The proponents have up to one year to submit a revised application.
The BC NDP government is broadly supportive of LNG development but has also committed to reducing carbon emissions — including developing an emissions cap for the oil and gas sector and requiring all new LNG projects to have a credible plan to be net zero by 2030.
“In the case of natural gas and LNG, we’ve been very clear,” Heyman said. “We’re serious about our Clean BC plan, we’re serious about meeting our climate targets, we’re serious about the oil and gas sector reducing its emissions.”
Two of the province’s three opposition parties are pledging to make the LNG sector a major player in B.C.’s economy.

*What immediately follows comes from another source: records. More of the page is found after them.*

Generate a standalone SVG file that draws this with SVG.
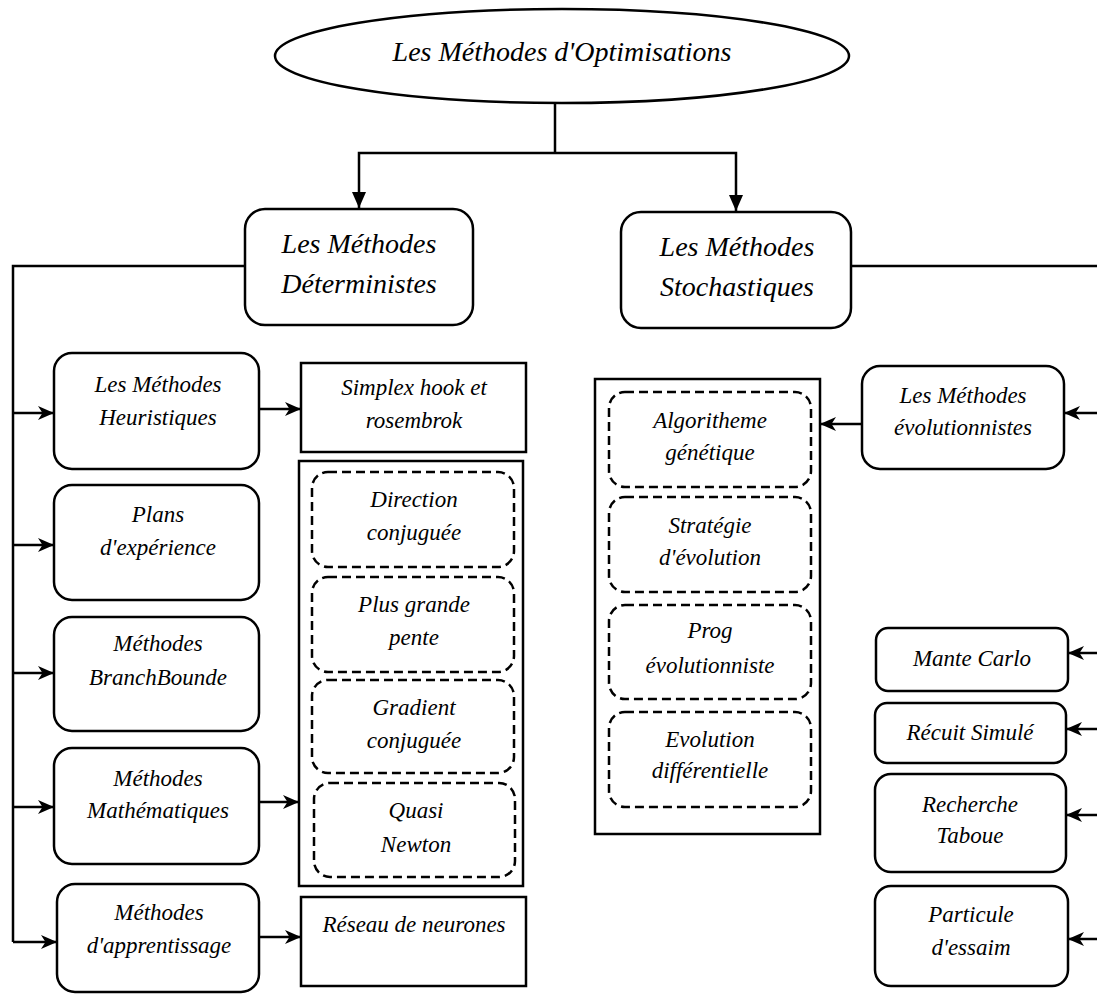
<svg xmlns="http://www.w3.org/2000/svg" width="1097" height="994" viewBox="0 0 1097 994">
  <style>
    .box { fill: #fff; stroke: #000; stroke-width: 2.5; }
    .dash { fill: none; stroke: #000; stroke-width: 2.5; stroke-dasharray: 9 5; }
    .wire { fill: none; stroke: #000; stroke-width: 2.5; }
    .arrow { marker-end: url(#barb); }
    .drop { marker-end: url(#tri); }
    text { font-family: "Liberation Serif", "DejaVu Serif", serif; font-style: italic; fill: #000; text-anchor: middle; }
    .big { font-size: 28px; }
    .small { font-size: 23px; }
  </style>
  <defs>
    <marker id="tri" markerUnits="userSpaceOnUse" markerWidth="16" markerHeight="14" refX="16" refY="7" orient="auto" viewBox="0 0 16 14">
      <path d="M0,0 L16,7 L0,14 z" fill="#000"/>
    </marker>
    <marker id="barb" markerUnits="userSpaceOnUse" markerWidth="16" markerHeight="14" refX="16" refY="7" orient="auto" viewBox="0 0 16 14">
      <path d="M0,0 L16,7 L0,14 L4.5,7 z" fill="#000"/>
    </marker>
  </defs>

  <!-- connectors -->
  <g id="connectors">
    <path class="wire" d="M555,104 V153"/>
    <path class="wire drop" d="M555,153 H359 V208"/>
    <path class="wire drop" d="M555,153 H736 V211"/>

    <!-- deterministic branch -->
    <path class="wire" d="M245,266 H13 V942"/>
    <path class="wire arrow" d="M13,413 H54"/>
    <path class="wire arrow" d="M13,545 H54"/>
    <path class="wire arrow" d="M13,673 H54"/>
    <path class="wire arrow" d="M13,807 H54"/>
    <path class="wire arrow" d="M13,942 H57"/>
    <path class="wire arrow" d="M259,409 H301"/>
    <path class="wire arrow" d="M259,802 H299"/>
    <path class="wire arrow" d="M259,937 H301"/>

    <!-- stochastic branch -->
    <path class="wire" d="M851,266 H1097"/>
    <path class="wire arrow" d="M1097,413 H1064"/>
    <path class="wire arrow" d="M862,424 H820"/>
    <path class="wire arrow" d="M1097,653 H1068"/>
    <path class="wire arrow" d="M1097,729 H1066"/>
    <path class="wire arrow" d="M1097,815 H1066"/>
    <path class="wire arrow" d="M1097,939 H1068"/>
  </g>

  <!-- root -->
  <g id="root">
    <ellipse class="box" cx="562" cy="56" rx="287" ry="47"/>
    <text class="big" x="562" y="61">Les Méthodes d'Optimisations</text>
  </g>

  <g id="deterministes">
    <rect class="box" x="245" y="209" width="228" height="116" rx="20"/>
    <text class="big" x="359" y="253">Les Méthodes</text>
    <text class="big" x="359" y="293">Déterministes</text>
  </g>

  <g id="stochastiques">
    <rect class="box" x="621" y="212" width="230" height="116" rx="20"/>
    <text class="big" x="737" y="256">Les Méthodes</text>
    <text class="big" x="737" y="296">Stochastiques</text>
  </g>

  <!-- deterministic families -->
  <g id="heuristiques">
    <rect class="box" x="54" y="353" width="205" height="116" rx="18"/>
    <text class="small" x="158" y="392">Les Méthodes</text>
    <text class="small" x="158" y="425">Heuristiques</text>
  </g>
  <g id="plans">
    <rect class="box" x="54" y="485" width="205" height="115" rx="18"/>
    <text class="small" x="158" y="522">Plans</text>
    <text class="small" x="158" y="555">d'expérience</text>
  </g>
  <g id="branchbounde">
    <rect class="box" x="54" y="617" width="205" height="114" rx="18"/>
    <text class="small" x="158" y="651">Méthodes</text>
    <text class="small" x="158" y="685">BranchBounde</text>
  </g>
  <g id="mathematiques">
    <rect class="box" x="54" y="748" width="205" height="116" rx="18"/>
    <text class="small" x="158" y="786">Méthodes</text>
    <text class="small" x="158" y="818">Mathématiques</text>
  </g>
  <g id="apprentissage">
    <rect class="box" x="57" y="884" width="202" height="108" rx="18"/>
    <text class="small" x="159" y="920">Méthodes</text>
    <text class="small" x="159" y="953">d'apprentissage</text>
  </g>

  <g id="simplex">
    <rect class="box" x="301" y="363" width="225" height="89"/>
    <text class="small" x="414" y="395">Simplex hook et</text>
    <text class="small" x="414" y="428">rosembrok</text>
  </g>

  <g id="math-methods">
    <rect class="box" x="299" y="461" width="224" height="425"/>
    <rect class="dash" x="312" y="472" width="202" height="95" rx="16"/>
    <text class="small" x="414" y="507">Direction</text>
    <text class="small" x="414" y="540">conjuguée</text>
    <rect class="dash" x="312" y="577" width="202" height="95" rx="16"/>
    <text class="small" x="414" y="612">Plus grande</text>
    <text class="small" x="414" y="645">pente</text>
    <rect class="dash" x="312" y="680" width="202" height="93" rx="16"/>
    <text class="small" x="414" y="715">Gradient</text>
    <text class="small" x="414" y="748">conjuguée</text>
    <rect class="dash" x="314" y="783" width="201" height="94" rx="16"/>
    <text class="small" x="416" y="818">Quasi</text>
    <text class="small" x="416" y="852">Newton</text>
  </g>

  <g id="reseau">
    <rect class="box" x="301" y="897" width="225" height="89"/>
    <text class="small" x="414" y="932">Réseau de neurones</text>
  </g>

  <!-- stochastic families -->
  <g id="evolutionnistes-list">
    <rect class="box" x="595" y="379" width="225" height="455"/>
    <rect class="dash" x="609" y="392" width="202" height="95" rx="16"/>
    <text class="small" x="710" y="428">Algoritheme</text>
    <text class="small" x="710" y="460">génétique</text>
    <rect class="dash" x="609" y="497" width="202" height="95" rx="16"/>
    <text class="small" x="710" y="533">Stratégie</text>
    <text class="small" x="710" y="565">d'évolution</text>
    <rect class="dash" x="609" y="605" width="202" height="94" rx="16"/>
    <text class="small" x="710" y="638">Prog</text>
    <text class="small" x="710" y="673">évolutionniste</text>
    <rect class="dash" x="609" y="712" width="202" height="95" rx="16"/>
    <text class="small" x="710" y="747">Evolution</text>
    <text class="small" x="710" y="778">différentielle</text>
  </g>

  <g id="evolutionnistes">
    <rect class="box" x="862" y="366" width="202" height="103" rx="18"/>
    <text class="small" x="963" y="403">Les Méthodes</text>
    <text class="small" x="963" y="435">évolutionnistes</text>
  </g>
  <g id="monte-carlo">
    <rect class="box" x="876" y="628" width="192" height="63" rx="12"/>
    <text class="small" x="972" y="666">Mante Carlo</text>
  </g>
  <g id="recuit">
    <rect class="box" x="875" y="703" width="191" height="60" rx="12"/>
    <text class="small" x="970" y="740">Récuit Simulé</text>
  </g>
  <g id="tabou">
    <rect class="box" x="875" y="774" width="191" height="98" rx="16"/>
    <text class="small" x="970" y="812">Recherche</text>
    <text class="small" x="970" y="843">Taboue</text>
  </g>
  <g id="essaim">
    <rect class="box" x="875" y="886" width="193" height="100" rx="16"/>
    <text class="small" x="971" y="922">Particule</text>
    <text class="small" x="971" y="955">d'essaim</text>
  </g>
</svg>
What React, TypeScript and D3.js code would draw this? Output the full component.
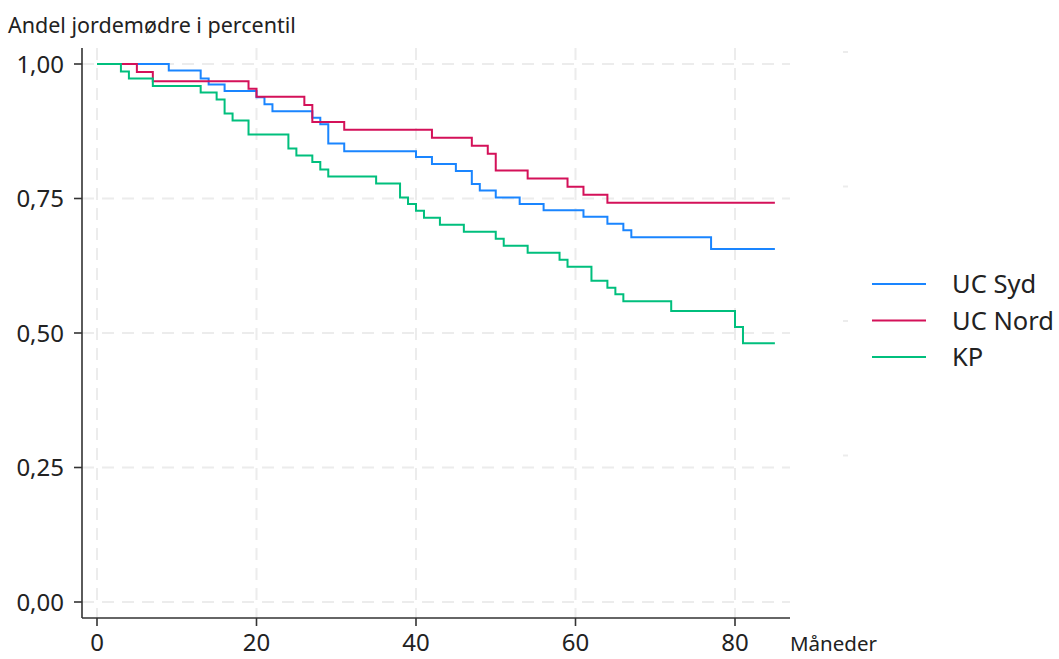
import React from 'react';
import * as d3 from 'd3';

// Kaplan-Meier style step data (months, share remaining)
const sydTimes = [0, 9, 13, 14, 16, 20, 21, 22, 27, 28, 29, 31, 40, 42, 45, 47, 48, 50, 53, 56, 61, 64, 66, 67, 77, 85];
const sydValues = [1, 0.988, 0.973, 0.962, 0.95, 0.938, 0.925, 0.912, 0.9, 0.888, 0.852, 0.838, 0.827, 0.814, 0.801, 0.777, 0.765, 0.752, 0.74, 0.728, 0.716, 0.703, 0.691, 0.678, 0.656, 0.656];

const nordTimes = [0, 5, 7, 19, 20, 26, 27, 31, 42, 47, 49, 50, 54, 59, 61, 64, 85];
const nordValues = [1, 0.985, 0.968, 0.954, 0.939, 0.924, 0.892, 0.878, 0.863, 0.848, 0.833, 0.802, 0.787, 0.772, 0.757, 0.742, 0.742];

const kpTimes = [0, 3, 4, 7, 13, 15, 16, 17, 19, 24, 25, 27, 28, 29, 35, 38, 39, 40, 41, 43, 46, 50, 51, 54, 58, 59, 62, 64, 65, 66, 72, 80, 81, 85];
const kpValues = [1, 0.986, 0.973, 0.959, 0.947, 0.934, 0.908, 0.895, 0.869, 0.843, 0.83, 0.818, 0.804, 0.791, 0.778, 0.752, 0.74, 0.727, 0.714, 0.701, 0.688, 0.675, 0.662, 0.649, 0.636, 0.623, 0.597, 0.584, 0.572, 0.559, 0.541, 0.511, 0.481, 0.481];

const seriesNames = ['UC Syd', 'UC Nord', 'KP'];
const seriesColors = ['#1a85ff', '#d41159', '#00bf7d'];

const xTicks = [0, 20, 40, 60, 80];
const yTicks = [0, 0.25, 0.5, 0.75, 1];
const yTickLabels = ['0,00', '0,25', '0,50', '0,75', '1,00'];

const W = 1059;
const H = 659;
const FONT = '"Noto Sans", "Open Sans", sans-serif';

export default function App() {
  const x = d3.scaleLinear().domain([0, 80]).range([97, 735]);
  const y = d3.scaleLinear().domain([0, 1]).range([602, 64]);

  const axisLeft = 82;
  const axisBottom = 618;
  const axisRight = 790;
  const plotTop = 48;

  const series = [
    { name: seriesNames[0], color: seriesColors[0], t: sydTimes, v: sydValues },
    { name: seriesNames[1], color: seriesColors[1], t: nordTimes, v: nordValues },
    { name: seriesNames[2], color: seriesColors[2], t: kpTimes, v: kpValues },
  ];

  const line = d3
    .line<[number, number]>()
    .x(d => x(d[0]))
    .y(d => y(d[1]))
    .curve(d3.curveStepAfter);

  const legendX = 872;
  const legendY0 = 284;
  const legendStep = 36.5;

  return (
    <svg
      width={W}
      height={H}
      style={{ position: 'absolute', left: 0, top: 0, background: '#fff' }}
      fontFamily={FONT}
    >
      {/* Grid */}
      <g stroke="#ececec" strokeWidth={2} strokeDasharray="12,8">
        {xTicks.map(t => (
          <line key={'gx' + t} x1={x(t)} x2={x(t)} y1={plotTop} y2={axisBottom} />
        ))}
        {yTicks.map(t => (
          <line key={'gy' + t} x1={axisLeft} x2={axisRight} y1={y(t)} y2={y(t)} />
        ))}
      </g>
      <g stroke="#ececec" strokeWidth={2}>
        {yTicks.slice(1).map(t => (
          <line key={'m' + t} x1={843} x2={848} y1={y(t) - 12} y2={y(t) - 12} />
        ))}
      </g>

      {/* Lines */}
      {series.map(s => (
        <path
          key={s.name}
          d={line(s.t.map((t, i) => [t, s.v[i]] as [number, number])) || ''}
          fill="none"
          stroke={s.color}
          strokeWidth={2}
        />
      ))}

      {/* Axes */}
      <g stroke="#333" strokeWidth={1.6}>
        <line x1={axisLeft} x2={axisLeft} y1={plotTop} y2={axisBottom} />
        <line x1={axisLeft} x2={axisRight} y1={axisBottom} y2={axisBottom} />
        {yTicks.map(t => (
          <line key={'ty' + t} x1={axisLeft - 8} x2={axisLeft} y1={y(t)} y2={y(t)} />
        ))}
        {xTicks.map(t => (
          <line key={'tx' + t} x1={x(t)} x2={x(t)} y1={axisBottom} y2={axisBottom + 8} />
        ))}
      </g>
      <g fill="#222" fontSize={24}>
        {yTicks.map((t, i) => (
          <text key={'ly' + t} x={axisLeft - 18} y={y(t) + 8.5} textAnchor="end">
            {yTickLabels[i]}
          </text>
        ))}
        {xTicks.map(t => (
          <text key={'lx' + t} x={x(t)} y={axisBottom + 33} textAnchor="middle">
            {t}
          </text>
        ))}
      </g>
      <text x={790} y={651} fontSize={20.5} fill="#222">
        Måneder
      </text>
      <text x={8} y={33} fontSize={21.5} fill="#222">
        Andel jordemødre i percentil
      </text>

      {/* Legend */}
      {series.map((s, i) => (
        <g key={'lg' + s.name}>
          <line
            x1={legendX}
            x2={legendX + 54}
            y1={legendY0 + i * legendStep}
            y2={legendY0 + i * legendStep}
            stroke={s.color}
            strokeWidth={2}
          />
          <text x={952} y={legendY0 + i * legendStep + 9} fontSize={25.5} fill="#222">
            {s.name}
          </text>
        </g>
      ))}
    </svg>
  );
}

BC United (formerly the BC Liberals) frames the BC NDP’s Clean BC plan as a costly job killer and party leader Kevin Falcon has pledged to scrap the plan if his party forms government. Falcon has also said a BC United government would “go all in on B.C. LNG” to help displace coal power in Asia.
The province’s Conservatives, which have been polling far ahead of BC United in recent months, are also promising to “dramatically expand B.C.’s natural gas production and LNG export facilities” for the same reasons.
Only the BC Green Party opposes LNG development. Green MLA Adam Olsen, a member of the Tsartlip First Nation, has criticized the idea that LNG projects can represent reconciliation in action.
“I am deeply concerned that the BC NDP is pitching climate change-inducing fossil fuel projects as economic reconciliation with Indigenous people,” Olsen said in the wake of the Cedar LNG decision.
“I’m not surprised to see that industry bringing their billions of capital to partner with Indigenous people but true economic reconciliation must include the provincial government doing more to proactively increase access for Indigenous nations in clean energy production.”
— With files from Matt Simmons
Updated on May 8, 2024, at 8:00 pm. PT: This story has been updated to correct that the Ksi Lisims project is located near the Nass River estuary and not in the estuary as previously stated.